Au surplus, le COMECON ne parvient pas à surmonter ses difficultés. Depuis longtemps, on parle de la convertibilité du rouble, par exemple. Elle a été décidée, en principe du moins. Mais elle obligerait les autorités soviétiques à engager leurs réserves de change. Au surplus, la planification socialiste limite la portée de la convertibilité, les entreprises ne pouvant pas disposer librement de leurs devises. Il n’en demeure pas moins que l’Union soviétique paraît en attendre beaucoup. Selon le taux de la parité qui sera choisi, elle pourra ou non se procurer à bon marché les marchandises que produisent les satellites. C’est donc la nature même des relations politiques entre l’Union soviétique et les démocraties populaires qui se trouverait mise en question.
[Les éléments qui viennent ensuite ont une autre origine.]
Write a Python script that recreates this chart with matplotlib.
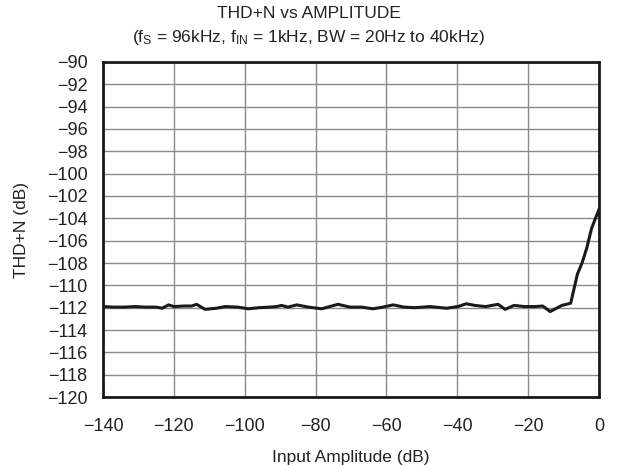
import matplotlib
matplotlib.use("Agg")

import matplotlib.pyplot as plt

# input amplitude (dB) and THD+N (dB)
amplitude = [-140, -137, -134, -131, -128, -125, -123.3, -121.5, -120, -117,
             -115, -113.6, -111.2, -108, -105.5, -102, -99, -96, -93, -91,
             -89.6, -87.8, -85.3, -82, -78.3, -73.7, -70.3, -67, -63.8, -61,
             -58.1, -55, -51.9, -47.7, -43, -39.8, -37.5, -35, -32, -28.5,
             -26.5, -24, -21, -18, -15.9, -13.8, -10.5, -8, -6.1, -4.8,
             -3.5, -2.1, -1, 0]
thdn = [-111.9, -111.95, -111.95, -111.9, -111.95, -111.95, -112.05, -111.75, -111.9, -111.85,
        -111.85, -111.7, -112.15, -112.05, -111.9, -111.95, -112.1, -112.0, -111.95, -111.9,
        -111.8, -111.95, -111.75, -111.95, -112.1, -111.7, -111.95, -111.95, -112.1, -111.95,
        -111.75, -111.95, -112.0, -111.9, -112.05, -111.9, -111.65, -111.8, -111.9, -111.7,
        -112.15, -111.8, -111.9, -111.9, -111.85, -112.35, -111.8, -111.6, -109.0, -108.0,
        -106.7, -104.9, -104.0, -103.2]

x_ticks = list(range(-140, 1, 20))
y_ticks = list(range(-120, -89, 2))

plt.rcParams["font.family"] = ["Liberation Sans", "DejaVu Sans"]
plt.rcParams["mathtext.fontset"] = "custom"
plt.rcParams["mathtext.rm"] = "Liberation Sans"

fig = plt.figure(figsize=(6.18, 4.65), dpi=100)
ax = fig.add_axes([0.1667, 0.1462, 0.8026, 0.7205])

ax.plot(amplitude, thdn, color="#1a1a1a", linewidth=2.2, solid_joinstyle="round")

ax.set_xlim(-140, 0)
ax.set_ylim(-120, -90)
ax.set_xticks(x_ticks)
ax.set_yticks(y_ticks)
ax.tick_params(length=0, labelsize=13, colors="#222222")
ax.tick_params(axis="x", pad=15)
ax.tick_params(axis="y", pad=11)
ax.grid(True, color="#8a8a8a", linewidth=1.0)
for s in ax.spines.values():
    s.set_linewidth(2.0)
    s.set_color("#1a1a1a")

ax.set_xlabel("Input Amplitude (dB)", fontsize=12.5, color="#222222", labelpad=11)
ax.set_ylabel("THD+N (dB)", fontsize=12.5, color="#222222", labelpad=13)

fig.text(0.5, 0.988, "THD+N vs AMPLITUDE", ha="center", va="top", fontsize=12.5, color="#222222")
fig.text(0.5, 0.94, r"(f$\mathregular{_S}$ = 96kHz, f$\mathregular{_{IN}}$ = 1kHz, BW = 20Hz to 40kHz)",
         ha="center", va="top", fontsize=12.5, color="#222222")

plt.savefig("out.png", dpi=100)
plt.close(fig)
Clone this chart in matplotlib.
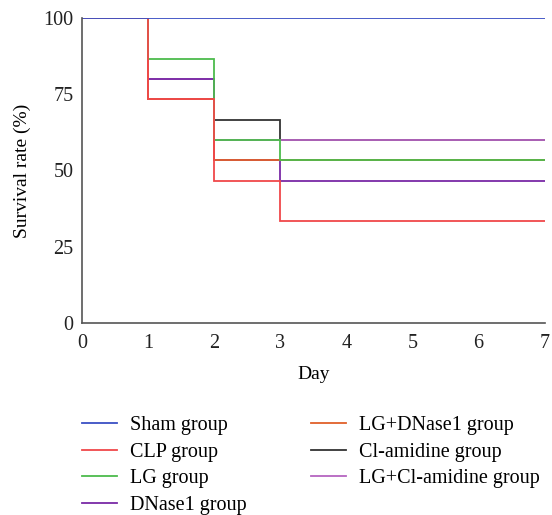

Dans l’immédiat, rien ne paraît devoir modifier les rapports entre la Communauté européenne et le COMECON. Sans doute la déclaration de M. Brejnev s’inscrit-elle dans l’effort que mène l’Union soviétique pour obtenir la réunion de cette « conférence européenne sur la sécurité » qu’elle réclame depuis février 1954. Mais elle laisse dans l’ombre une question essentielle, à savoir les relations entre un marché commun dont la finalité est d’essence libérale, et un organisme qui n’est pas un marché commun, et dont la finalité n’est pas libérale. Au-delà des aspects techniques du problème de ces relations CEE-COMECON apparaissent leurs aspects politiques, infiniment plus importants. ♦
(1) Dans chaque institution internationale on trouve, à côté du « noyau » international, des délégations nationales, composées, elles, de fonctionnaires nommés à cet effet par leur ministère des Affaires étrangères.